> _Directive_:
Copy out the data below as written; omit any images.

> _Information shown_:
------------------------------

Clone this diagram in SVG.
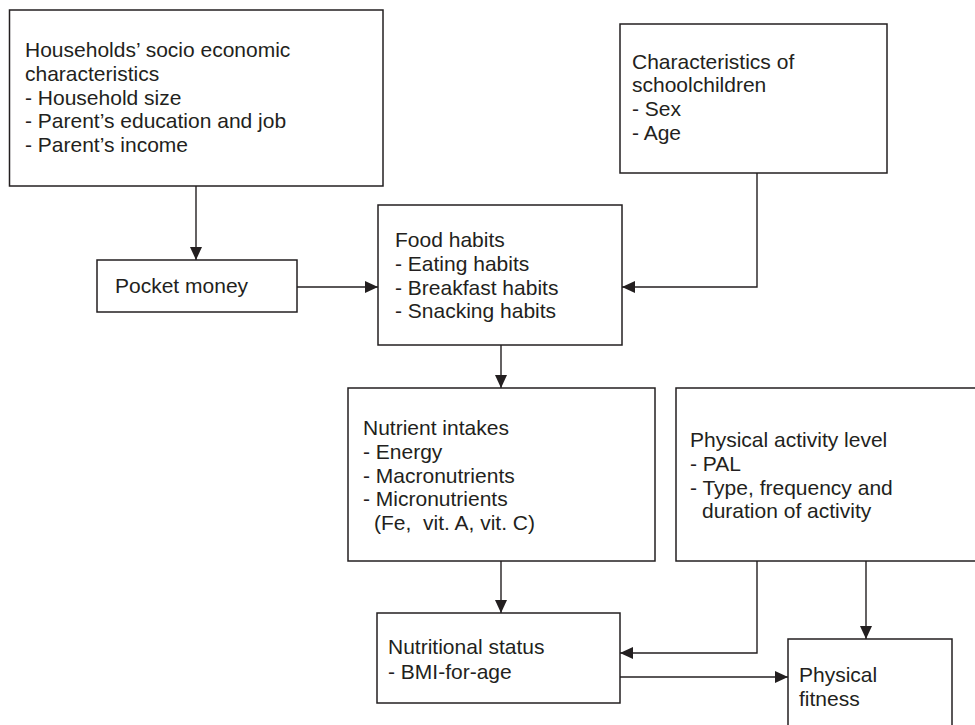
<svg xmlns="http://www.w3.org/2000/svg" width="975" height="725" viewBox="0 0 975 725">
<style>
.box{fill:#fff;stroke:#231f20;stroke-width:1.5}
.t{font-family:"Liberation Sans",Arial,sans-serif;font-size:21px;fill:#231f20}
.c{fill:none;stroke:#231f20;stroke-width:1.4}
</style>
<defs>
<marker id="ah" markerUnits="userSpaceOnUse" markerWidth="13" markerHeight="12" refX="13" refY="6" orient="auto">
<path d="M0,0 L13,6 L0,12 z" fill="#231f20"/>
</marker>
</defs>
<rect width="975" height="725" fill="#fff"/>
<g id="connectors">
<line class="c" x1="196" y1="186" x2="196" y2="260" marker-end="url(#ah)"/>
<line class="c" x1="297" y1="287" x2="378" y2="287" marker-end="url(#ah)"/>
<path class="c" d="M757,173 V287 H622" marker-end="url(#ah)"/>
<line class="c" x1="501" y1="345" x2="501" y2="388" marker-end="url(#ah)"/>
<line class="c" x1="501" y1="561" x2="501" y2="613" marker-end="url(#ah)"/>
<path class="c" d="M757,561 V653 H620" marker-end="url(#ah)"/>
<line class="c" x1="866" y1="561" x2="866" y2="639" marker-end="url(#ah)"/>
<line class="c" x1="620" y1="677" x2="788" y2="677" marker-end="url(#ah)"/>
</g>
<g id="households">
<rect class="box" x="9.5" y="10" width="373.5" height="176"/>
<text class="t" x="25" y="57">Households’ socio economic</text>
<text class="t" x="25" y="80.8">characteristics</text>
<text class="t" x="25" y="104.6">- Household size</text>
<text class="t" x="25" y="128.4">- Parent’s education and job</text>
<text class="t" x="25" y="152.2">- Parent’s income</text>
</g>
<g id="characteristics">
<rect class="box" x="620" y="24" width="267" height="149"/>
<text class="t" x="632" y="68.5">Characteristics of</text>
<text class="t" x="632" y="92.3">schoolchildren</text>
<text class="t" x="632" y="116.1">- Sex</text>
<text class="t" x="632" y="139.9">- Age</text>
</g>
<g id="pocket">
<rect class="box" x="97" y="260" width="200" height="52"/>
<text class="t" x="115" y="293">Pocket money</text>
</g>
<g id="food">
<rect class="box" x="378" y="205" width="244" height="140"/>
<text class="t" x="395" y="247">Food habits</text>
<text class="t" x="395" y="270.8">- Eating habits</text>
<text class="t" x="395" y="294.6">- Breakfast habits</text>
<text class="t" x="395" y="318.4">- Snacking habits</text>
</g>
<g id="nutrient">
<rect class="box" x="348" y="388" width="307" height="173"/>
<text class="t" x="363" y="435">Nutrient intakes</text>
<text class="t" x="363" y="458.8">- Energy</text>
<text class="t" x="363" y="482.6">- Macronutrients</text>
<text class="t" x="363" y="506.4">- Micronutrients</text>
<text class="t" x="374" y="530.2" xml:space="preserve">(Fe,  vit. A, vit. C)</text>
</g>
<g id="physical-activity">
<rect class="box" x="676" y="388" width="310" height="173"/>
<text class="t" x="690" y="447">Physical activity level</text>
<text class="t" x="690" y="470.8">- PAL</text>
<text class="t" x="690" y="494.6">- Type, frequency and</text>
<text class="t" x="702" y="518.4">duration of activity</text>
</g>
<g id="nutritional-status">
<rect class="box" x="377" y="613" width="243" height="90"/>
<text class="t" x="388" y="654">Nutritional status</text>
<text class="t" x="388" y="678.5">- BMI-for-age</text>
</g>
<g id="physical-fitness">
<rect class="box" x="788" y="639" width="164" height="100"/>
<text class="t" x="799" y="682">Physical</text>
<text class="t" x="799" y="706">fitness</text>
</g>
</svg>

------------------------------

> _Written answer_:
Clone this diagram in SVG.
<svg xmlns="http://www.w3.org/2000/svg" width="975" height="725" viewBox="0 0 975 725">
<style>
.box{fill:#fff;stroke:#231f20;stroke-width:1.5}
.t{font-family:"Liberation Sans",Arial,sans-serif;font-size:21px;fill:#231f20}
.c{fill:none;stroke:#231f20;stroke-width:1.4}
</style>
<defs>
<marker id="ah" markerUnits="userSpaceOnUse" markerWidth="13" markerHeight="12" refX="13" refY="6" orient="auto">
<path d="M0,0 L13,6 L0,12 z" fill="#231f20"/>
</marker>
</defs>
<rect width="975" height="725" fill="#fff"/>
<g id="connectors">
<line class="c" x1="196" y1="186" x2="196" y2="260" marker-end="url(#ah)"/>
<line class="c" x1="297" y1="287" x2="378" y2="287" marker-end="url(#ah)"/>
<path class="c" d="M757,173 V287 H622" marker-end="url(#ah)"/>
<line class="c" x1="501" y1="345" x2="501" y2="388" marker-end="url(#ah)"/>
<line class="c" x1="501" y1="561" x2="501" y2="613" marker-end="url(#ah)"/>
<path class="c" d="M757,561 V653 H620" marker-end="url(#ah)"/>
<line class="c" x1="866" y1="561" x2="866" y2="639" marker-end="url(#ah)"/>
<line class="c" x1="620" y1="677" x2="788" y2="677" marker-end="url(#ah)"/>
</g>
<g id="households">
<rect class="box" x="9.5" y="10" width="373.5" height="176"/>
<text class="t" x="25" y="57">Households’ socio economic</text>
<text class="t" x="25" y="80.8">characteristics</text>
<text class="t" x="25" y="104.6">- Household size</text>
<text class="t" x="25" y="128.4">- Parent’s education and job</text>
<text class="t" x="25" y="152.2">- Parent’s income</text>
</g>
<g id="characteristics">
<rect class="box" x="620" y="24" width="267" height="149"/>
<text class="t" x="632" y="68.5">Characteristics of</text>
<text class="t" x="632" y="92.3">schoolchildren</text>
<text class="t" x="632" y="116.1">- Sex</text>
<text class="t" x="632" y="139.9">- Age</text>
</g>
<g id="pocket">
<rect class="box" x="97" y="260" width="200" height="52"/>
<text class="t" x="115" y="293">Pocket money</text>
</g>
<g id="food">
<rect class="box" x="378" y="205" width="244" height="140"/>
<text class="t" x="395" y="247">Food habits</text>
<text class="t" x="395" y="270.8">- Eating habits</text>
<text class="t" x="395" y="294.6">- Breakfast habits</text>
<text class="t" x="395" y="318.4">- Snacking habits</text>
</g>
<g id="nutrient">
<rect class="box" x="348" y="388" width="307" height="173"/>
<text class="t" x="363" y="435">Nutrient intakes</text>
<text class="t" x="363" y="458.8">- Energy</text>
<text class="t" x="363" y="482.6">- Macronutrients</text>
<text class="t" x="363" y="506.4">- Micronutrients</text>
<text class="t" x="374" y="530.2" xml:space="preserve">(Fe,  vit. A, vit. C)</text>
</g>
<g id="physical-activity">
<rect class="box" x="676" y="388" width="310" height="173"/>
<text class="t" x="690" y="447">Physical activity level</text>
<text class="t" x="690" y="470.8">- PAL</text>
<text class="t" x="690" y="494.6">- Type, frequency and</text>
<text class="t" x="702" y="518.4">duration of activity</text>
</g>
<g id="nutritional-status">
<rect class="box" x="377" y="613" width="243" height="90"/>
<text class="t" x="388" y="654">Nutritional status</text>
<text class="t" x="388" y="678.5">- BMI-for-age</text>
</g>
<g id="physical-fitness">
<rect class="box" x="788" y="639" width="164" height="100"/>
<text class="t" x="799" y="682">Physical</text>
<text class="t" x="799" y="706">fitness</text>
</g>
</svg>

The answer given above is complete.